Правда, при более пристальном рассмотрении оказывается, что и в XIX веке названия (по крайней мере, какая-то их часть) появлялись не из глубин неискушенного и самобытного творческого сознания, но резонировали на уже существующее — и очень плотное — культурное пространство. Так название толстовских 'Войны и мира' есть прямой перевод с французского одноименной работы Прудона, с которым, как и вообще с современной ему европейской социально-критической и моралистической мыслью, Толстой состоял в многолетних сложных идеологических отношениях. 'Анна Каренина', условно говоря, так же посвящена 'женской проблеме', как 'Мадам Бовари' (что отразилось в феминизированных названиях обоих романов) , другая — мужская — пара — 'Евгений Онегин' и 'Чайльд Гарольд' тоже образуют некое единство, в котором хронологическая последовательность ('Онегин' после 'Гарольда') может быть истолкована как ответ, отклик или русская вариация на предложенную англичанином тему 'лишнего европейца'.
Нетрудно, однако, сообразить, что перекличка этих названий есть перекличка тем и проблем, не затрагивающая структуры текстов, но создающая для них общекультурный и общелитературный фон. Сами же тексты строились по своим собственным законам и для понимания друг в друге не нуждаются.
В XX веке ориентация на литературную реальность не просто усилилась, но изменилась до неузнаваемости, именно на узнавание рассчитанной: современные названия строятся так, чтобы не оставлять ни малейшей иллюзии относительно их жанровой природы — они цитаты. Безусловная в приведенных примерах, природа их не менее очевидна и в таких, отдающих прошлым веком, заглавиях, как 'Хождение по мукам', 'Доктор Фаустус', 'Мастер и Маргарита'.
Что же произошло? Произошло радикальное смещение литературы в филологию: литература XX века представляет действительность как форму отраженного литературного сознания, как текст в ряду других текстов, требующий для своего понимания филологического анализа, то есть сопоставления и соединения с уже написанными другими текстами. Какой именно текст избран для сравнения, — указано в цитате, вынесенной в заглавие.

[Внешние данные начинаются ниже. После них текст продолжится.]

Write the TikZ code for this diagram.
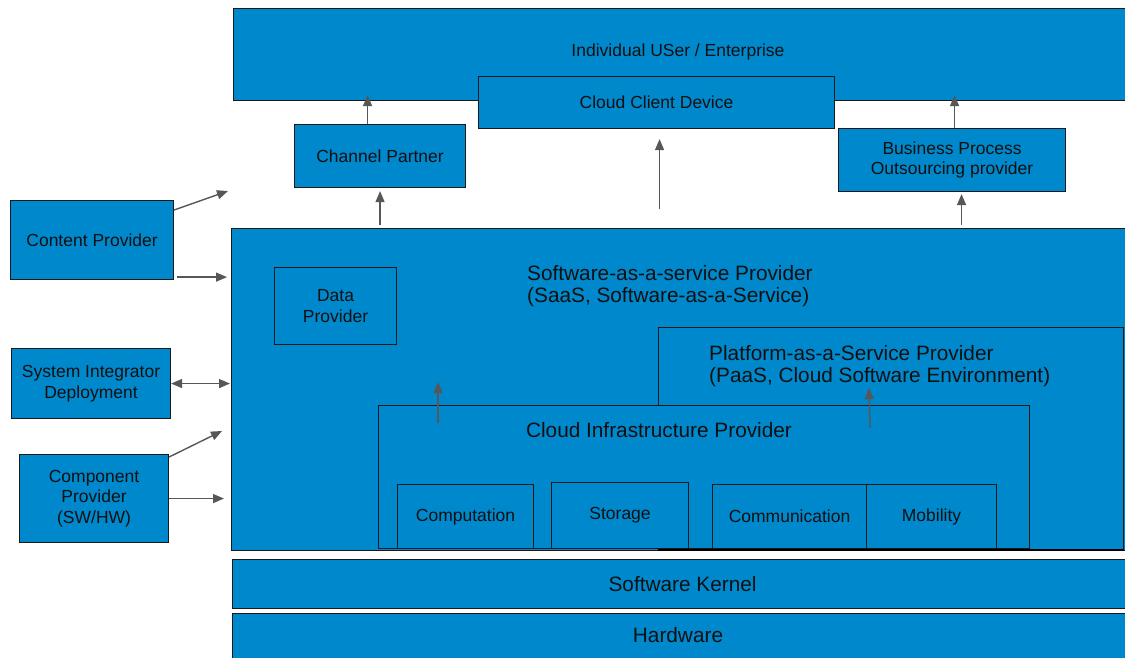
\documentclass[tikz,border=0pt]{standalone}
\usepackage{fontspec}
\setmainfont{Liberation Sans}
\usetikzlibrary{arrows.meta,calc}
\definecolor{boxblue}{HTML}{0088CC}
\definecolor{ink}{HTML}{101010}
\definecolor{arrowgray}{HTML}{575757}
\newcommand\txtS{\fontsize{17.5}{20.5}\selectfont}
\newcommand\txtL{\fontsize{20.8}{22}\selectfont}
\begin{document}
\begin{tikzpicture}[x=1pt,y=-1pt,
  box/.style={draw=black!90, line width=1.1pt, fill=boxblue, inner sep=0pt,
    anchor=north west, text=ink, font=\txtS, align=center},
  lbl/.style={text=ink, font=\txtS, inner sep=0pt, align=center},
  lbig/.style={text=ink, font=\txtL, inner sep=0pt},
  arr/.style={draw=arrowgray, line width=1.4pt, -{Triangle[length=11pt,width=9pt]}},
  dbl/.style={draw=arrowgray, line width=1.4pt,
    {Triangle[length=11pt,width=9pt]}-{Triangle[length=11pt,width=9pt]}}]
\useasboundingbox (0,0) rectangle (1125,657);
\clip (0,0) rectangle (1125,657);

% top tier: users and client devices
\node[box, minimum width=900pt, minimum height=92pt] (user) at (233,8) {};
\node[lbl] (userlbl) at (678,52) {Individual USer / Enterprise};
\node[box, minimum width=356pt, minimum height=52pt] (ccd) at (478,76) {Cloud Client Device};
\node[box, minimum width=171pt, minimum height=63pt] (cp) at (294,124) {Channel Partner};
\node[box, minimum width=227pt, minimum height=63pt] (bp) at (838,128) {Business Process\\Outsourcing provider};

% side providers
\node[box, minimum width=163pt, minimum height=79pt] (content) at (10,200) {Content Provider};
\node[box, minimum width=159pt, minimum height=70pt] (sysint) at (11,348) {System Integrator\\Deployment};
\node[box, minimum width=149pt, minimum height=88pt] (comp) at (19,454) {Component\\Provider\\(SW/HW)};

% service stack
\node[box, minimum width=900pt, minimum height=322pt] (saas) at (231,228) {};
\node[lbig, anchor=west, align=left] (saaslbl) at (527,286) {Software-as-a-service Provider\\(SaaS, Software-as-a-Service)};
\node[box, minimum width=122pt, minimum height=77pt] (dp) at (274,267) {Data\\Provider};
\node[box, minimum width=465pt, minimum height=222pt] (paas) at (658,327) {};
\node[lbig, anchor=west, align=left] (paaslbl) at (709,366) {Platform-as-a-Service Provider\\(PaaS, Cloud Software Environment)};
\node[box, minimum width=651pt, minimum height=143pt] (infra) at (378,405) {};
\node[lbig] (infralbl) at (659,430) {Cloud Infrastructure Provider};
\node[box, minimum width=136pt, minimum height=64pt] (cmp) at (397,484) {Computation};
\node[box, minimum width=137pt, minimum height=66pt] (sto) at (551,482) {Storage};
\node[box, minimum width=154pt, minimum height=64pt] (com) at (712,484) {Communication};
\node[box, minimum width=130pt, minimum height=64pt] (mob) at (866,484) {Mobility};
\draw[black, line width=1.6pt] (paas.south west) -- (paas.south east);

% base layers
\node[box, minimum width=900pt, minimum height=49pt, font=\txtL] (kernel) at (232,559) {Software Kernel};
\node[box, minimum width=900pt, minimum height=60pt] (hw) at (232,613) {};
\node[lbig] (hwlbl) at (678,635) {Hardware};

% free arrow ends
\coordinate (contentend) at (228,191);
\coordinate (compend) at (222,431);
\coordinate (dpin) at (438,382);
\coordinate (paasin) at (869,388);

% vertical flows
\draw[arr, shorten >=-6pt] ($(cp.north)+(-12.5,0)$) -- ($(cp.north |- user.south)+(-12.5,0)$);
\draw[arr, shorten <=3pt, shorten >=3pt] (cp.south |- saas.north) -- (cp.south);
\draw[arr, shorten <=19pt, shorten >=10pt] ($(ccd.south |- saas.north)+(3,0)$) -- ($(ccd.south)+(3,0)$);
\draw[arr, shorten >=-6pt] ($(bp.north)+(2.5,0)$) -- ($(bp.north |- user.south)+(2.5,0)$);
\draw[arr, shorten <=3pt, shorten >=2pt] ($(bp.south |- saas.north)+(9.5,0)$) -- ($(bp.south)+(9.5,0)$);

% side flows
\draw[arr] ($(content.north east)+(0,10)$) -- (contentend);
\draw[arr, shorten >=4pt] ($(content.south east)+(3,-3)$) -- ($(content.south east -| saas.west)+(0,-3)$);
\draw[dbl, shorten >=1pt] (sysint.east) -- (sysint.east -| saas.west);
\draw[arr] ($(comp.north east)+(0,3)$) -- (compend);
\draw[arr, shorten >=7pt] (comp.east) -- (comp.east -| saas.west);

% inner flows
\draw[arr] ($(infra.north west)+(60,18)$) -- (dpin);
\draw[arr] ($(infra.north east)+(-160,23)$) -- (paasin);
\end{tikzpicture}
\end{document}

'Хождение по мукам' — усеченное 'Хождение Богородицы по мукам', 'Доктор Фаустус' — растянутый на слог 'Фауст'; поставив между Маргаритой и романом эпиграф из Гете, к тому же 'Фаусту' со всей непреложностью отсылает нас Булгаков. , При наложении гетевского треугольника (Фауст, Мефистофель, Маргарита) на романный (Мастер, Воланд, Маргарита) выпирает лишний угол — Ешуа. Гаспаров без труда вписывает квадрат в треугольник: для него Ешуа тождествен Мастеру. Бэлза решает задачу неэвклидовыми методами: в его геометрии нет фигур, есть сферы влияния. Таких сфер в романе, по его мнению, две: сильная (Власть, Сталин, Воланд) и слабая (Булгаков, Мастер, Га-Ноцри). К соучастию же Гете Бэлза относится до такой степени серьезно, что вообще считает 'Мастера и Маргариту' сознательным и принципиальным 'Анти-Фаустом'. Основание: Воланд, в отличие от Мефистофеля, есть не 'часть той силы, которая, вечно желая зла, творит благо', а вся Сила, которая, что желает, то и творит. Но при всех расхождениях Гаспаров и Бэлза сходятся в одном: Маргарита — лишь подруга Мастера и тень его судьбы. Выяснить же, почему имя героини вынесено в заглавие, не собираются ни тот, ни другой.
Анкета
Меж тем, с точки зрения романа, а не его мотивной генеалогии, выход Маргариты на авансцену (в заглавие) понятен и мотивирован: именно Маргарита, минуя Фауста-Мастера, продает душу Дьяволу, то есть, вопреки канонам фаустианы, обретает неслыханные возможность и самостоятельность. Откуда этот разбег? Куда он сдвинул другие фигуры? И сколько их на доске?